WHAT TO WORK ON — Retype only what runs from the beginning of the data through the line with "const ticksY = [0.1, 1, 10, 100, 1000];"; please omit the pictures and keep every line exact.

☆ ☆ ☆

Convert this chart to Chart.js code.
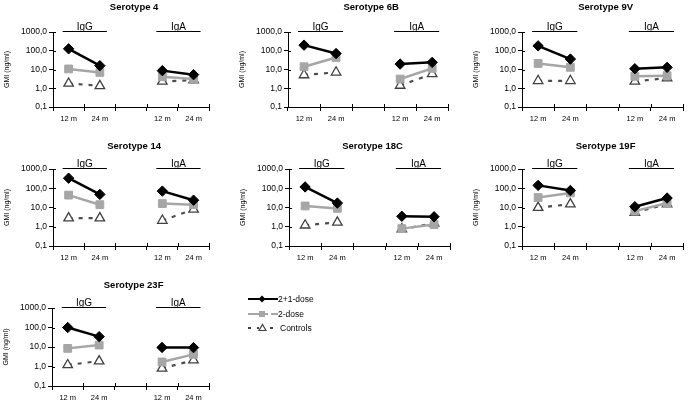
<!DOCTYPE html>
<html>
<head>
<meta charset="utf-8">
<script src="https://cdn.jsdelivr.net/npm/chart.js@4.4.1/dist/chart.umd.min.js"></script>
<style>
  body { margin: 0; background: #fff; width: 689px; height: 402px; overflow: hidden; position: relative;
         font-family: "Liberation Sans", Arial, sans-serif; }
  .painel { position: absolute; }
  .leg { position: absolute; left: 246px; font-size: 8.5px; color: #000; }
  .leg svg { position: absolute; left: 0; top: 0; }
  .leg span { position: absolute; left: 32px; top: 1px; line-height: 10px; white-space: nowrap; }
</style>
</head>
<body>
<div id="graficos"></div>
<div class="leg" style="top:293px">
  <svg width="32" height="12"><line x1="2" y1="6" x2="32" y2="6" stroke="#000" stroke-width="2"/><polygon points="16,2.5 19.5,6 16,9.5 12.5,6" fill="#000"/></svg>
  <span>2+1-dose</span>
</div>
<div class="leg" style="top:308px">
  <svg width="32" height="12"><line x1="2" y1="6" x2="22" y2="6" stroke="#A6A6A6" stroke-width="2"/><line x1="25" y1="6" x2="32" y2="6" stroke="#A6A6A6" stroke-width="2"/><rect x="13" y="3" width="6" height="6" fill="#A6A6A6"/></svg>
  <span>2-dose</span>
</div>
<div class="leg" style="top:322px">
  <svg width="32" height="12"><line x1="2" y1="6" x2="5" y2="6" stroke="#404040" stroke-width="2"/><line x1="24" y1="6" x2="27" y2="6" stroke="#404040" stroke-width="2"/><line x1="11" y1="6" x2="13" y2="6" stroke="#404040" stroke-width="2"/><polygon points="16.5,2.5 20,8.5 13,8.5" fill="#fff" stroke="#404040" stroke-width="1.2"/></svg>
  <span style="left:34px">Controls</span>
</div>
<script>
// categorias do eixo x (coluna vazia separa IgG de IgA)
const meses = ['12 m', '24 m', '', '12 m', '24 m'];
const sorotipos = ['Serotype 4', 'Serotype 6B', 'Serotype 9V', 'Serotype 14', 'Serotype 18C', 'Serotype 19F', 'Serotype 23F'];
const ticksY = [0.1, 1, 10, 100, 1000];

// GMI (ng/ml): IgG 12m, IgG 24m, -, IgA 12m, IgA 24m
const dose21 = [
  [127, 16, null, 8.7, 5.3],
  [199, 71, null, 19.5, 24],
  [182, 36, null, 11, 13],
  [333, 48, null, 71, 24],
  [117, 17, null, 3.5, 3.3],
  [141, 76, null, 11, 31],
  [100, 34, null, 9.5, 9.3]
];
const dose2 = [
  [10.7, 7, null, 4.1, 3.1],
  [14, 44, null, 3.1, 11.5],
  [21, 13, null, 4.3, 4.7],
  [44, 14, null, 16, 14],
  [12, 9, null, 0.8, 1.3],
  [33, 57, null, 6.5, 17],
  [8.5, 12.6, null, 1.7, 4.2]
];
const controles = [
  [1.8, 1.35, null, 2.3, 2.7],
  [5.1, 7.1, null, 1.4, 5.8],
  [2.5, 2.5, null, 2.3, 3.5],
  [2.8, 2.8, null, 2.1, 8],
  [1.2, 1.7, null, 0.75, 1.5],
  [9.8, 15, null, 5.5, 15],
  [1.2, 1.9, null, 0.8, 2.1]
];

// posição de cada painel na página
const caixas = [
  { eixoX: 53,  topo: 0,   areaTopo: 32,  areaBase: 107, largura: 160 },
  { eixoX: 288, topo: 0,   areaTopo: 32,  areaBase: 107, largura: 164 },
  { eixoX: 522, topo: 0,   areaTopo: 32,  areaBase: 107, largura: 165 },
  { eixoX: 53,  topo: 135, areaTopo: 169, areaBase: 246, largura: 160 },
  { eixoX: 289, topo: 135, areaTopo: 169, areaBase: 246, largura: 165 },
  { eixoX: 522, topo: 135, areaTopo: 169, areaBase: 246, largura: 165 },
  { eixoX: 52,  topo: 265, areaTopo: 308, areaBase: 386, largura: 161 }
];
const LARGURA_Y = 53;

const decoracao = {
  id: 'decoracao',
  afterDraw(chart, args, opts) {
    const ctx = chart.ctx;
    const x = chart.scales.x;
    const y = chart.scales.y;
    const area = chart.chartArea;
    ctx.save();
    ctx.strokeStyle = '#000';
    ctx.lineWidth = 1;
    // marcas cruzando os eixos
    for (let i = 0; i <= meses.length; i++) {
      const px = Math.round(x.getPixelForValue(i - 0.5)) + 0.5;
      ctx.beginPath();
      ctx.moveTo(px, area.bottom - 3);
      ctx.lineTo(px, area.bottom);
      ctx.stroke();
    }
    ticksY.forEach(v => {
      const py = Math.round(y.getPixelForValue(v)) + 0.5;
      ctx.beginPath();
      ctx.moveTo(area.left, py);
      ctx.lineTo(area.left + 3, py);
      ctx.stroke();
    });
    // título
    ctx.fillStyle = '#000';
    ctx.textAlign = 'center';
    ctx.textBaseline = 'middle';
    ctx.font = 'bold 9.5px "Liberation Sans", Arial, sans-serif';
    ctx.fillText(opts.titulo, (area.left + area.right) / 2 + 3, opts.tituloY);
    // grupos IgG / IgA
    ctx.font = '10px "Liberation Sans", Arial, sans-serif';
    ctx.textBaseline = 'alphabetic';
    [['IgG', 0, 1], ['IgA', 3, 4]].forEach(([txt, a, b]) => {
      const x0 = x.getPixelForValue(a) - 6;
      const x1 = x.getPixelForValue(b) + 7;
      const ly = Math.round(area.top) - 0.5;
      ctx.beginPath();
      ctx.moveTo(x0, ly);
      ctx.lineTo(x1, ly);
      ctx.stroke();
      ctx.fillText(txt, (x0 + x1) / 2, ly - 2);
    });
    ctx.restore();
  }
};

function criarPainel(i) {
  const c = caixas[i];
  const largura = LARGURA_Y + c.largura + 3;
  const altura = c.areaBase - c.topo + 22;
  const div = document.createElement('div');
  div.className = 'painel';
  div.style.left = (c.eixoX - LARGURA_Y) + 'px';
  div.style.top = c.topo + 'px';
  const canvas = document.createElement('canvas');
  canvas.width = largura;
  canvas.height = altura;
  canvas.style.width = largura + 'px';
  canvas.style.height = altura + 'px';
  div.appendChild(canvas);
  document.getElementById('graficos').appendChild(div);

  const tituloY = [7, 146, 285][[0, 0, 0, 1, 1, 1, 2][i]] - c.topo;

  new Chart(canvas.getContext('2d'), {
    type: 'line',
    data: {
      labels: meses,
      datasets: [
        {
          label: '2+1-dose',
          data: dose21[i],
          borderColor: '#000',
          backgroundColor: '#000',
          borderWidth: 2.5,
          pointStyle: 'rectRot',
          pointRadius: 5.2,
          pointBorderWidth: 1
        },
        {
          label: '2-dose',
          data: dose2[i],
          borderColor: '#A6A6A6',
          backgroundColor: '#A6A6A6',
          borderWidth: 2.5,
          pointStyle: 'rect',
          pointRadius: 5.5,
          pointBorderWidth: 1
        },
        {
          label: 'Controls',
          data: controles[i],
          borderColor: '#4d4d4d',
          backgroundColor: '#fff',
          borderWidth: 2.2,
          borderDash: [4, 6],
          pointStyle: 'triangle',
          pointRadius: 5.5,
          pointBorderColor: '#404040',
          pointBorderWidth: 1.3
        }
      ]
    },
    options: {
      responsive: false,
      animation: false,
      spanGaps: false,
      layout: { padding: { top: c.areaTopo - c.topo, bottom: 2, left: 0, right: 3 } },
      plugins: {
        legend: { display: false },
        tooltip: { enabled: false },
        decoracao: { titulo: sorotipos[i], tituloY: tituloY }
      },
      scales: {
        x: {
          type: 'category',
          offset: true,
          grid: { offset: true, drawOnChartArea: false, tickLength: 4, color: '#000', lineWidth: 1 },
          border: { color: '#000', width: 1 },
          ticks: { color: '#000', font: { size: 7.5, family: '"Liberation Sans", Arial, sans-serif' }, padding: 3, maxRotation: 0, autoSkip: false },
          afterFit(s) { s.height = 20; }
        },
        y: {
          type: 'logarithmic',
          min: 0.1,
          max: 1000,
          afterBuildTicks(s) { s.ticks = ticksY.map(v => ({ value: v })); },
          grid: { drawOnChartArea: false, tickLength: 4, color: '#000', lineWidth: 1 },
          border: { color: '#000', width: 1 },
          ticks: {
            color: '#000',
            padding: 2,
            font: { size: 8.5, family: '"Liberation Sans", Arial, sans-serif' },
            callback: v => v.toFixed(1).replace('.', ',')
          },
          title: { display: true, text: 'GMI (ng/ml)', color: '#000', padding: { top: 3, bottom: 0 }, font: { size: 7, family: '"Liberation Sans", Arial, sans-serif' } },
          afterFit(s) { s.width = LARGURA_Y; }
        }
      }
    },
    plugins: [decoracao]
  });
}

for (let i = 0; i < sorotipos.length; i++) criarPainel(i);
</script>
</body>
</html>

☆ ☆ ☆

CORRECT RESULT —
Convert this chart to Chart.js code.
<!DOCTYPE html>
<html>
<head>
<meta charset="utf-8">
<script src="https://cdn.jsdelivr.net/npm/chart.js@4.4.1/dist/chart.umd.min.js"></script>
<style>
  body { margin: 0; background: #fff; width: 689px; height: 402px; overflow: hidden; position: relative;
         font-family: "Liberation Sans", Arial, sans-serif; }
  .painel { position: absolute; }
  .leg { position: absolute; left: 246px; font-size: 8.5px; color: #000; }
  .leg svg { position: absolute; left: 0; top: 0; }
  .leg span { position: absolute; left: 32px; top: 1px; line-height: 10px; white-space: nowrap; }
</style>
</head>
<body>
<div id="graficos"></div>
<div class="leg" style="top:293px">
  <svg width="32" height="12"><line x1="2" y1="6" x2="32" y2="6" stroke="#000" stroke-width="2"/><polygon points="16,2.5 19.5,6 16,9.5 12.5,6" fill="#000"/></svg>
  <span>2+1-dose</span>
</div>
<div class="leg" style="top:308px">
  <svg width="32" height="12"><line x1="2" y1="6" x2="22" y2="6" stroke="#A6A6A6" stroke-width="2"/><line x1="25" y1="6" x2="32" y2="6" stroke="#A6A6A6" stroke-width="2"/><rect x="13" y="3" width="6" height="6" fill="#A6A6A6"/></svg>
  <span>2-dose</span>
</div>
<div class="leg" style="top:322px">
  <svg width="32" height="12"><line x1="2" y1="6" x2="5" y2="6" stroke="#404040" stroke-width="2"/><line x1="24" y1="6" x2="27" y2="6" stroke="#404040" stroke-width="2"/><line x1="11" y1="6" x2="13" y2="6" stroke="#404040" stroke-width="2"/><polygon points="16.5,2.5 20,8.5 13,8.5" fill="#fff" stroke="#404040" stroke-width="1.2"/></svg>
  <span style="left:34px">Controls</span>
</div>
<script>
// categorias do eixo x (coluna vazia separa IgG de IgA)
const meses = ['12 m', '24 m', '', '12 m', '24 m'];
const sorotipos = ['Serotype 4', 'Serotype 6B', 'Serotype 9V', 'Serotype 14', 'Serotype 18C', 'Serotype 19F', 'Serotype 23F'];
const ticksY = [0.1, 1, 10, 100, 1000];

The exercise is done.